Hacer frases sobre el dolor es una muestra inequívoca de que no lo padecemos intensamente. Al menos en ese momento. Hay quienes se sienten paralizados por una afección que les desborda. Y antes de cualquier consideración, hemos de expresar nuestra profunda solidaridad, y no pocas veces impotencia, ante su situación. Padecerlo impide detenerse en sus modos de decir, y no sentirlo incapacita para hacerlo de verdad. Así que más bien nos expresamos sobre el recuerdo, sobre la memoria, sobre la huella de lo que es, o sobre el efecto compungido de la cordialidad que sentimos. También por nosotros mismos. Y por otros.

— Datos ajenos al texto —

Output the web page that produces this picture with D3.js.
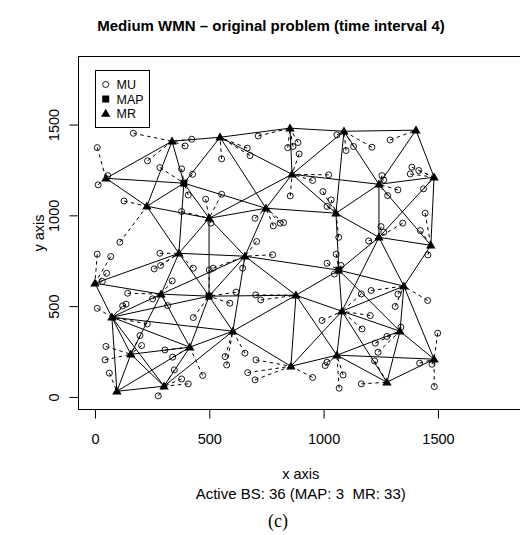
<!DOCTYPE html>
<html><head><meta charset="utf-8">
<script src="https://cdn.jsdelivr.net/npm/d3@7"></script>
<style>body{margin:0;background:#fff}svg{display:block}text{white-space:pre}</style>
</head><body>
<svg id="c" width="520" height="535"></svg>
<script>
// ---- data ----
const bsNames = ["A","B","C","M1","D","E","F","G","H","I","J","K","L","N","O","P","Q","R","S","M2","T","U","V","W","X","Y","Z","M3","a","b","c","d","e","f","g","h"];
const bsType  = ["MR","MR","MR","MAP","MR","MR","MR","MR","MR","MR","MR","MR","MR","MR","MR","MR","MR","MR","MR","MAP","MR","MR","MR","MR","MR","MR","MR","MAP","MR","MR","MR","MR","MR","MR","MR","MR"];
const bsX = [337,547,48,389,227,499,748,367,656,853,1089,1404,862,1242,1483,1054,1242,1469,0,499,289,74,603,415,157,96,302,1067,1351,879,1080,1334,1058,857,1483,1277];
const bsY = [1408,1430,1204,1177,1050,984,1039,791,775,1480,1463,1469,1226,1171,1210,1012,879,835,626,555,566,439,362,274,235,31,59,698,610,560,472,362,230,169,208,81];

const muX = [168,423,394,714,666,678,554,10,230,284,379,427,56,14,408,554,484,127,379,507,700,780,707,109,10,69,284,777,
  1058,843,866,888,893,1098,1131,1211,1291,1386,1416,1379,1022,952,1255,1263,1325,1280,1437,997,854,1033,1015,1444,1346,1251,1263,1423,1197,1066,1055,1456,810,825,
  51,32,259,287,430,338,500,517,646,143,252,318,10,121,136,617,590,703,725,430,229,197,204,48,306,340,44,63,347,379,408,569,576,471,277,656,704,668,700,
  1015,1076,1047,1208,1165,1325,1455,1313,1204,993,1168,1338,1277,1226,1499,1238,1223,1015,1007,1085,952,1068,1165,1420,1474,1484];
const muY = [1452,1419,1382,1437,1370,1329,1311,1373,1300,1263,1256,1226,1219,1168,1112,1116,1089,1079,1021,957,984,942,856,852,786,773,791,783,
  1443,1373,1379,1401,1338,1357,1379,1375,1415,1265,1247,1228,1223,1192,1219,1195,1140,1109,1146,1131,1107,1085,1049,1012,957,938,907,916,859,879,786,782,957,960,
  681,636,705,724,709,639,699,709,709,571,540,503,488,501,511,577,516,562,534,437,402,338,283,278,259,219,204,131,149,99,72,222,176,118,6,241,204,134,94,
  736,724,677,586,567,566,531,498,448,421,374,384,333,296,351,246,198,191,173,121,107,48,72,186,180,57];

const linkFrom = ["A","B","I","J","A","A","A","B","B","B","C","C","M1","M1","M1","M1","D","D","E","E","E","E","E","F","F","F","G","G","G","G","I","J","J","J","K","K","L","L","N","N","N","N","O","O","Q","P","P","M3","M3","M3","M3","M3","M3","Q","Q","R","a","a","a","b","b","b","b","b","b","c","c","c","c","d","d","d","e","e","e","g","S","S","T","T","T","T","T","U","U","U","U","U","U","X","X","X","W","W","W","W","Y","Z","V","V","V","M2"];
const linkTo   = ["B","I","J","K","C","M1","D","M1","F","L","M1","D","D","E","F","G","E","G","F","G","H","M2","L","H","L","P","H","S","T","M2","L","L","P","N","N","O","N","P","O","P","Q","R","R","Q","R","Q","M3","H","a","b","c","d","Q","a","c","a","c","d","g","c","f","e","M2","H","V","e","d","h","f","e","g","h","f","g","h","h","T","U","M2","H","U","X","W","M2","V","W","X","Y","Z","W","Y","Z","M2","V","Z","Y","Z","V","M2","H","f","H"];

const xTicks = [0,500,1000,1500];
const yTicks = [0,500,1000,1500];
const legendLabels = ["MU","MAP","MR"];
const titleText = "Medium WMN \u2013 original problem (time interval 4)";
const xLabel = "x axis";
const subLabel = "Active BS: 36 (MAP: 3  MR: 33)";
const yLabel = "y axis";
const caption = "(c)";

// ---- drawing ----
const svg = d3.select("#c");
const font = "'Liberation Sans', Arial, Helvetica, sans-serif";
const x = d3.scaleLinear().domain([-72,1872]).range([78.5,523]);
const y = d3.scaleLinear().domain([-72,1872]).range([410,57]);

const bs = bsNames.map((n,i)=>({name:n,type:bsType[i],x:bsX[i],y:bsY[i]}));
const bsBy = new Map(bs.map(d=>[d.name,d]));
const mu = muX.map((v,i)=>({x:v,y:muY[i]}));
mu.forEach(m=>{
  let best=null,bd=Infinity;
  bs.forEach(b=>{const d=(b.x-m.x)**2+(b.y-m.y)**2; if(d<bd){bd=d;best=b;}});
  m.bs=best;
});

const plot = svg.append("g");
plot.selectAll("line.lk").data(linkFrom.map((f,i)=>[bsBy.get(f),bsBy.get(linkTo[i])]))
  .join("line").attr("class","lk")
  .attr("x1",d=>x(d[0].x)).attr("y1",d=>y(d[0].y))
  .attr("x2",d=>x(d[1].x)).attr("y2",d=>y(d[1].y))
  .attr("stroke","#000").attr("stroke-width",1);
plot.selectAll("line.mu").data(mu).join("line").attr("class","mu")
  .attr("x1",d=>x(d.x)).attr("y1",d=>y(d.y))
  .attr("x2",d=>x(d.bs.x)).attr("y2",d=>y(d.bs.y))
  .attr("stroke","#000").attr("stroke-width",1).attr("stroke-dasharray","3.5,3.5");
plot.selectAll("circle.mu").data(mu).join("circle").attr("class","mu")
  .attr("cx",d=>x(d.x)).attr("cy",d=>y(d.y)).attr("r",3)
  .attr("fill","none").attr("stroke","#000").attr("stroke-width",0.9);
const tri = "M0,-4.7L4.7,3.3L-4.7,3.3Z";
const sq = "M-3.5,-3.5H3.5V3.5H-3.5Z";
plot.selectAll("path.bs").data(bs).join("path").attr("class","bs")
  .attr("d",d=>d.type==="MAP"?sq:tri)
  .attr("transform",d=>`translate(${x(d.x)},${y(d.y)})`)
  .attr("fill","#000");

svg.append("rect").attr("x",78.5).attr("y",56.5).attr("width",445).attr("height",353)
  .attr("fill","none").attr("stroke","#000").attr("stroke-width",1);

const gx = svg.append("g").attr("transform","translate(0,409.5)")
  .call(d3.axisBottom(x).tickValues(xTicks).tickSize(9).tickPadding(15).tickFormat(d3.format("d")));
gx.select(".domain").remove();
gx.selectAll("text").attr("font-family",font).attr("font-size",14.5).attr("fill","#000");
const gy = svg.append("g").attr("transform","translate(78.5,0)")
  .call(d3.axisLeft(y).tickValues(yTicks).tickSize(9).tickFormat(d3.format("d")));
gy.select(".domain").remove();
gy.selectAll("text").attr("x",null).attr("dy",null).attr("text-anchor","middle")
  .attr("transform","translate(-20,0) rotate(-90)")
  .attr("font-family",font).attr("font-size",14.5).attr("fill","#000");

const lg = svg.append("g");
lg.append("rect").attr("x",95.5).attr("y",70.5).attr("width",54).attr("height",57)
  .attr("fill","#fff").attr("stroke","#000").attr("stroke-width",1);
const ly = [84.5,99,113.5];
legendLabels.forEach((t,i)=>{
  if(i===0) lg.append("circle").attr("cx",105.7).attr("cy",ly[i]).attr("r",3).attr("fill","none").attr("stroke","#000").attr("stroke-width",0.9);
  else lg.append("path").attr("d",i===1?sq:tri).attr("transform",`translate(105.7,${ly[i]})`).attr("fill","#000");
  lg.append("text").attr("x",116.5).attr("y",ly[i]).attr("dy","0.36em").text(t)
    .attr("font-family",font).attr("font-size",12.5).attr("fill","#000");
});

svg.append("text").attr("x",271).attr("y",31).attr("text-anchor","middle").text(titleText)
  .attr("font-family",font).attr("font-size",15).attr("font-weight","bold");
svg.append("text").attr("x",300.7).attr("y",479).attr("text-anchor","middle").text(xLabel)
  .attr("font-family",font).attr("font-size",14.5);
svg.append("text").attr("x",300.7).attr("y",499).attr("text-anchor","middle").attr("xml:space","preserve").text(subLabel)
  .attr("font-family",font).attr("font-size",15);
svg.append("text").attr("transform","translate(44,233) rotate(-90)").attr("text-anchor","middle").text(yLabel)
  .attr("font-family",font).attr("font-size",14.5);
svg.append("text").attr("x",278).attr("y",527).attr("text-anchor","middle").text(caption)
  .attr("font-family","'Liberation Serif', 'DejaVu Serif', serif").attr("font-size",18);
</script>
</body></html>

El dolor trastorna el decir. Y no solo. Pero hemos de empezar por no reclamar que de modo inexorable se exprese verbalmente, que se defina con precisión, que se caracterice. El dolor localizado es aún nuestro. Cuando ya ni siquiera hay modo de localizarlo con una mínima precisión somos suyos. El dolor también es errático, incluso fantasma, no solo fulgurante. ¿Dónde nos duele el dolor?, ¿de dónde nos proviene? Puede llegar a dolernos el dolor supuestamente ajeno. Y no es sólo un dolor empático, es un dolor físico que también anula, que también deteriora personalmente, que también trastorna los entornos. Incluso en tal caso, podríamos ser capaces de otro modo de decir, menos convencional, pero no menos verdadero.

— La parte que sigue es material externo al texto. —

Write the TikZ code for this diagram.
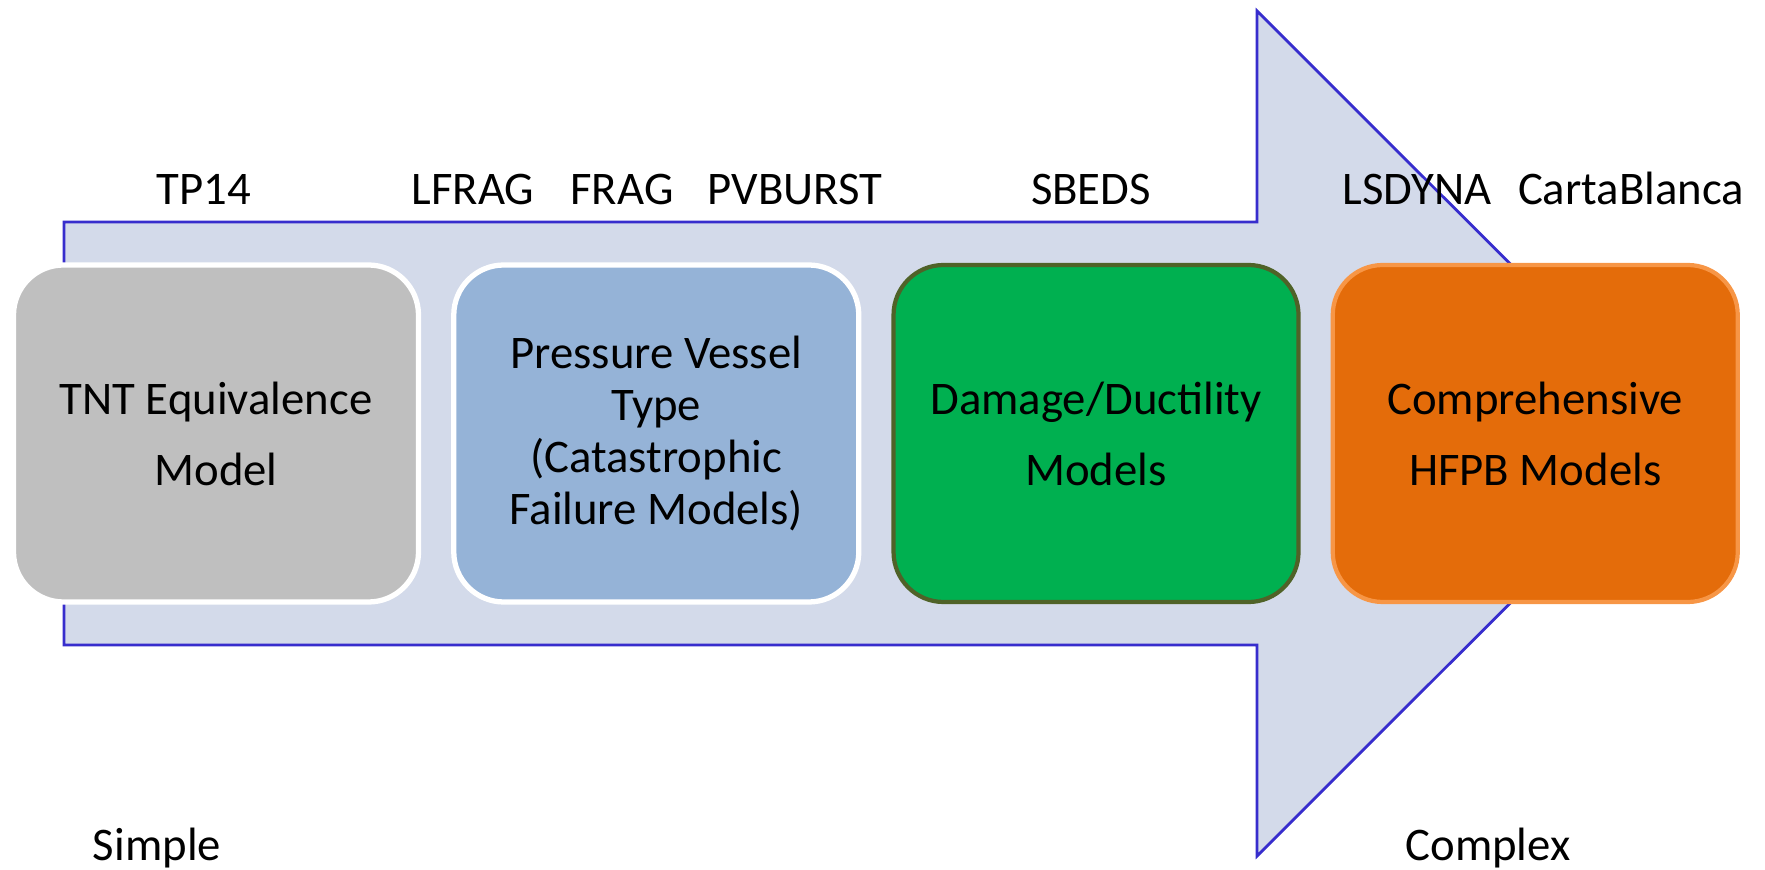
\documentclass[tikz,border=0pt]{standalone}
\usepackage{fontspec}
\setmainfont{Carlito}
\usetikzlibrary{positioning}
\definecolor{arrowfill}{RGB}{211,218,234}
\definecolor{arrowline}{RGB}{55,45,205}
\definecolor{tntgray}{RGB}{191,191,191}
\definecolor{vesselblue}{RGB}{149,179,215}
\definecolor{damagegreen}{RGB}{0,176,80}
\definecolor{damageedge}{RGB}{79,98,40}
\definecolor{hfpborange}{RGB}{228,108,10}
\definecolor{hfpbedge}{RGB}{247,150,70}

\begin{document}
\begin{tikzpicture}[
    model/.style={rounded corners=0.5cm, minimum width=4.05cm, minimum height=3.37cm,
                  align=center, inner sep=0pt, font=\fontsize{13.3}{20.2}\selectfont},
    code/.style={anchor=base, inner sep=0pt, font=\fontsize{13.3}{16}\selectfont}
  ]
    \useasboundingbox (0,0) rectangle (17.65,8.69);
    % big arrow behind the boxes
    \draw[arrowline, fill=arrowfill, line width=0.8pt]
      (0.64,6.47) -- (12.57,6.47) -- (12.57,8.58) -- (16.80,4.355)
      -- (12.57,0.13) -- (12.57,2.24) -- (0.64,2.24) -- cycle;
    \node[model, fill=tntgray, draw=white, line width=1.5pt] (tnt) at (2.16,4.355)
      {TNT Equivalence\\Model};
    \node[model, fill=vesselblue, draw=white, line width=1.5pt,
          font=\fontsize{13.3}{14.8}\selectfont, right=0.3cm of tnt] (vessel)
      {Pressure Vessel\\Type\\(Catastrophic\\Failure Models)};
    \node[model, fill=damagegreen, draw=damageedge, line width=1.2pt, right=0.3cm of vessel] (damage)
      {Damage/Ductility\\Models};
    \node[model, fill=hfpborange, draw=hfpbedge, line width=1.2pt, right=0.3cm of damage] (hfpb)
      {Comprehensive\\HFPB Models};
    % codes above the arrow
    \node[code] (tp14) at (2.04,6.64) {TP14};
    \node[code] (lfrag) at (4.73,6.64) {LFRAG};
    \node[code] (frag) at (6.22,6.64) {FRAG};
    \node[code] (pvburst) at (7.95,6.64) {PVBURST};
    \node[code] (sbeds) at (10.91,6.64) {SBEDS};
    \node[code] (lsdyna) at (14.17,6.64) {LSDYNA};
    \node[code] (carta) at (16.31,6.64) {CartaBlanca};
    % ends of the scale
    \node[code] (simple) at (1.57,0.09) {Simple};
    \node[code] (complex) at (14.88,0.09) {Complex};
\end{tikzpicture}
\end{document}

No queda claro hasta qué punto podemos sentir el dolor del otro, pero es evidente que es imprescindible padecerlo de algún modo para siquiera ser capaces de tratar de pensarlo y de acompañarlo. Al menos lo suficiente para no hacer discursos épicos sobre sus ventajas y menos aún sobre lo fructífero que puede llegar a ser para nuestra paciencia, nuestra plenitud y nuestra liberación personal. El dolor lesiona, no sólo es una consecuencia, también trabaja como causa. Perjudica la salud. No es sólo un indicio. Y debemos combatirlo. Genera un abismo que dificulta la comunicación y nos aísla en una soledad sin sustituto, irremplazable, que viene a ser la constatación de un mal difícilmente remediable. Pero que hemos de afrontar.

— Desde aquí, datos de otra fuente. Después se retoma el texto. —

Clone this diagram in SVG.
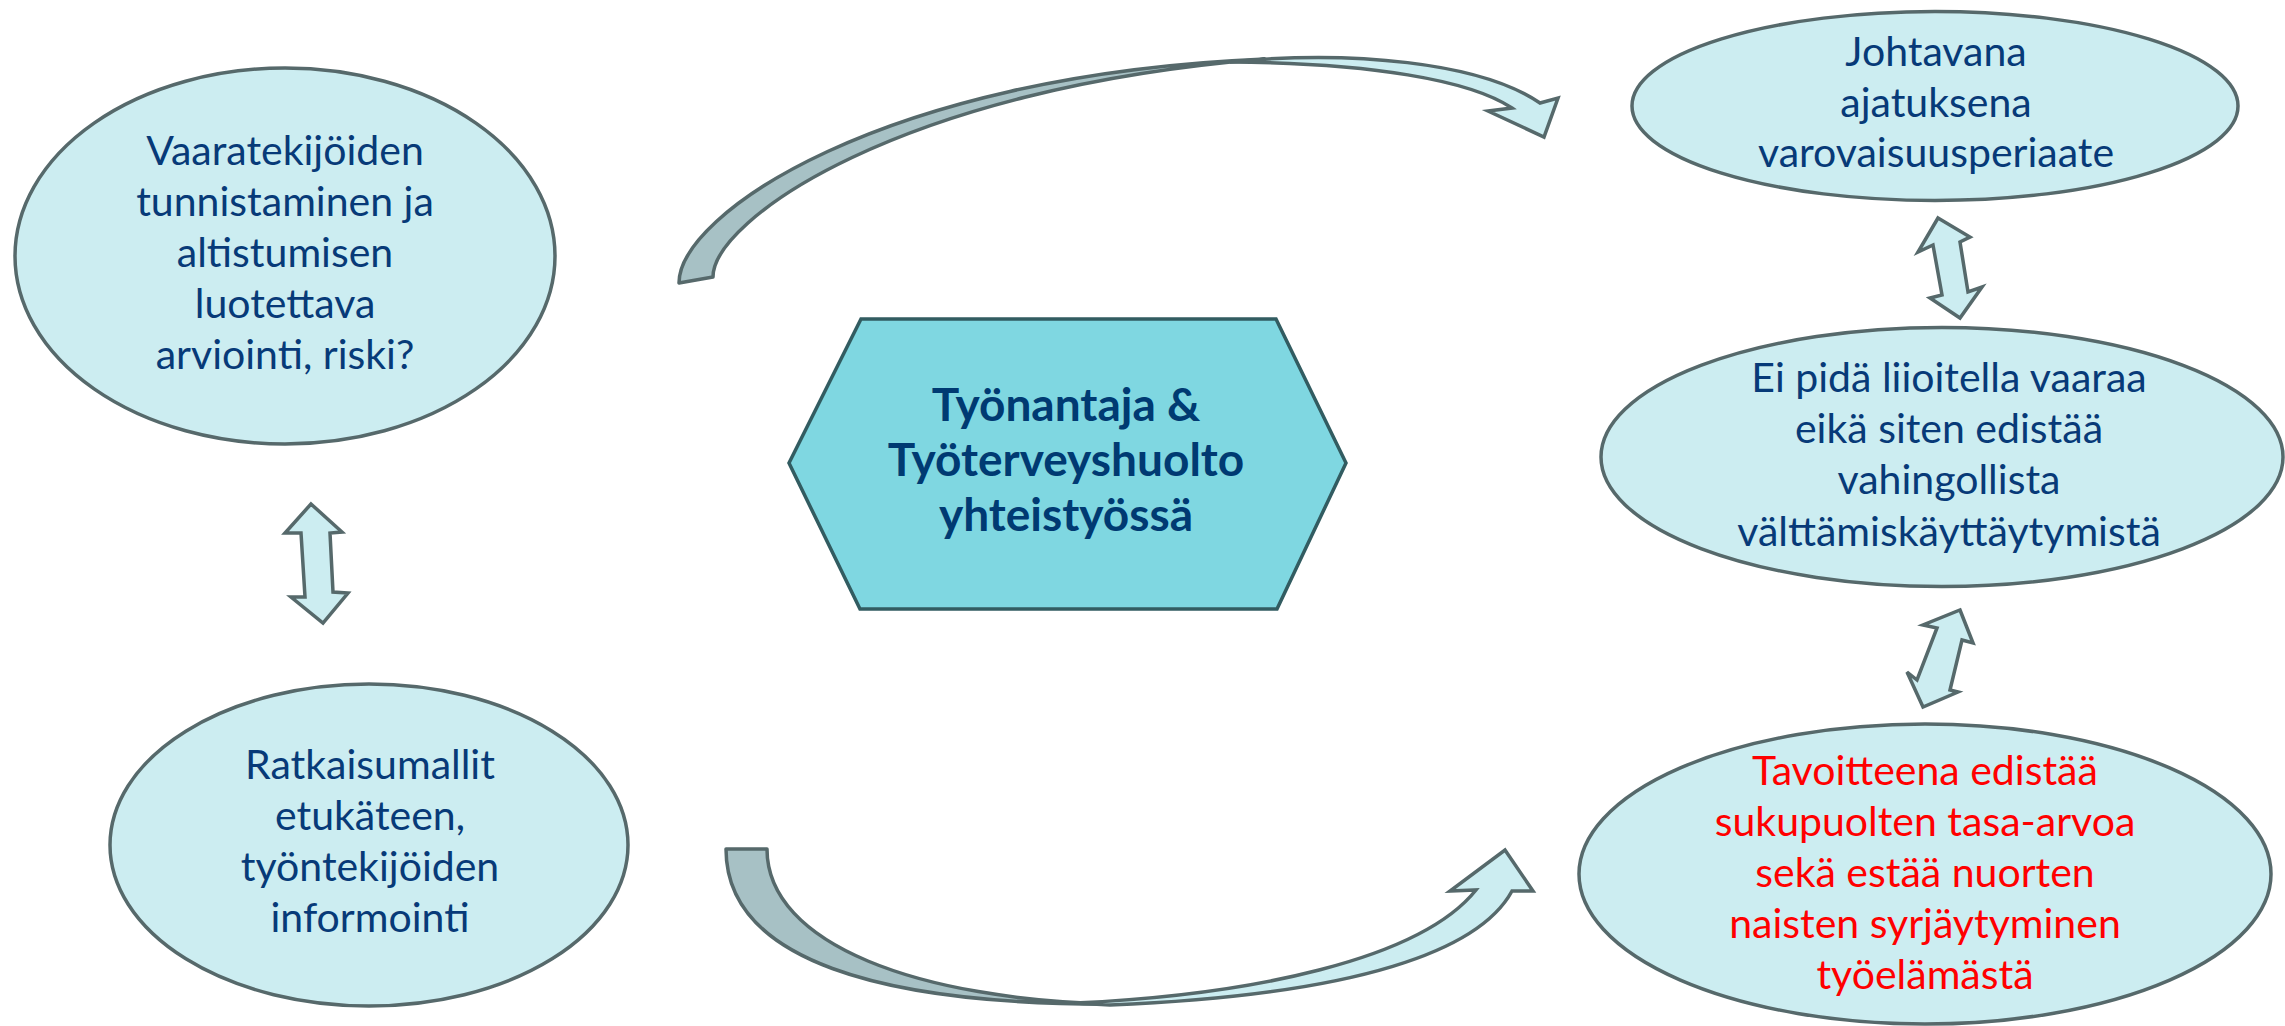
<svg xmlns="http://www.w3.org/2000/svg" width="2285" height="1026" viewBox="0 0 2285 1026">
<style>
.ell{fill:#ccedf1;stroke:#56696b;stroke-width:3.5}
.hex{fill:#7fd7e1;stroke:#325c61;stroke-width:3.5}
.t{font-family:Lato,"Open Sans","Liberation Sans",sans-serif;font-size:41px;fill:#073a78;text-anchor:middle}
.red{fill:#ff0000}
.hb{font-family:Lato,"Open Sans","Liberation Sans",sans-serif;font-size:46px;font-weight:bold;fill:#003a72;text-anchor:middle}
.dk{fill:#a7c1c5;stroke:#56696b;stroke-width:3.5;stroke-linejoin:round}
.lt{fill:#ccedf1;stroke:#56696b;stroke-width:3.5;stroke-linejoin:miter}
</style>
<rect width="2285" height="1026" fill="#ffffff"/>

<g id="connectors">
  <!-- top curved arrow -->
  <path class="dk" d="M679,283 C679,215 880,75 1265,59 C900,88 713,220 713,277 Z"/>
  <path class="lt" d="M1230,62 C1350,50 1480,62 1540,103 L1558,98 L1544,137 L1488,111 L1512,108 C1470,80 1370,63 1230,62 Z"/>
  <!-- bottom curved arrow -->
  <path class="dk" d="M726,849 L767,849 C767,945 920,1000 1115,1004 C880,1005 726,960 726,849 Z"/>
  <path class="lt" d="M1075,1003 C1250,995 1420,960 1476,890 L1450,891 L1505,850 L1533,891 L1512,891 C1480,950 1360,995 1110,1005 Z"/>
  <!-- double arrows -->
  <polygon class="lt" points="311,504 342,532 330,533 333,592 348,593 323,623 291,597 305,597 301,533 285,533"/>
  <polygon class="lt" points="1938,218 1970,237 1960,242 1968,292 1982,287 1960,318 1930,298 1942,295 1933,245 1918,252"/>
  <polygon class="lt" points="1960,610 1973,643 1962,640 1950,690 1958,692 1923,707 1907,672 1917,680 1937,628 1923,625"/>
</g>

<g id="node-hazard">
  <ellipse class="ell" cx="285" cy="256" rx="270" ry="188"/>
  <text class="t" x="285" y="165">Vaaratekijöiden</text>
  <text class="t" x="285" y="216">tunnistaminen ja</text>
  <text class="t" x="285" y="267">altistumisen</text>
  <text class="t" x="285" y="318">luotettava</text>
  <text class="t" x="285" y="369">arviointi, riski?</text>
</g>

<g id="node-solutions">
  <ellipse class="ell" cx="369" cy="845" rx="259" ry="161"/>
  <text class="t" x="370" y="779">Ratkaisumallit</text>
  <text class="t" x="370" y="830">etukäteen,</text>
  <text class="t" x="370" y="881">työntekijöiden</text>
  <text class="t" x="370" y="932">informointi</text>
</g>

<g id="node-center">
  <polygon class="hex" points="861,319 1276,319 1346,463 1277,609 860,609 789,463"/>
  <text class="hb" x="1066" y="421">Työnantaja &amp;</text>
  <text class="hb" x="1066" y="476">Työterveyshuolto</text>
  <text class="hb" x="1066" y="531">yhteistyössä</text>
</g>

<g id="node-principle">
  <ellipse class="ell" cx="1935" cy="106" rx="303" ry="94.5"/>
  <text class="t" x="1936" y="66">Johtavana</text>
  <text class="t" x="1936" y="117">ajatuksena</text>
  <text class="t" x="1936" y="167">varovaisuusperiaate</text>
</g>

<g id="node-exaggerate">
  <ellipse class="ell" cx="1942" cy="457" rx="341" ry="129.5"/>
  <text class="t" x="1949" y="392">Ei pidä liioitella vaaraa</text>
  <text class="t" x="1949" y="443">eikä siten edistää</text>
  <text class="t" x="1949" y="494">vahingollista</text>
  <text class="t" x="1949" y="546">välttämiskäyttäytymistä</text>
</g>

<g id="node-goal">
  <ellipse class="ell" cx="1925" cy="874" rx="346" ry="150"/>
  <text class="t red" x="1925" y="785">Tavoitteena edistää</text>
  <text class="t red" x="1925" y="836">sukupuolten tasa-arvoa</text>
  <text class="t red" x="1925" y="887">sekä estää nuorten</text>
  <text class="t red" x="1925" y="938">naisten syrjäytyminen</text>
  <text class="t red" x="1925" y="989">työelämästä</text>
</g>
</svg>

Hay dolor. Intenso, extenso, profundo. Y con todo su alcance y con todas sus consecuencias, en ocasiones puede decirse que es un dolor físico. Nos duele el cuerpo, nos duele en el cuerpo y de tal modo que nos afecta tan radicalmente que lo desborda, como si él mismo se viera trastornado en lo que es, rebasado, como si no se redujera a sus propios límites. Si suponemos que es un dolor localizado, desde luego no lo es simplemente en un lugar. Y no siempre estamos en condiciones de afrontarlo. Nos supera. Nos disloca. Incluso hasta llegar a podernos. Y a desesperarnos. Nada por tanto de simples llamadas a la resignación ajena. Otra cosa es la impotencia ante la contundencia de su embestida, la constatación de los límites de nuestra capacidad. Pero el dolor ha de afrontarse, ha de expulsarse. Por dignidad.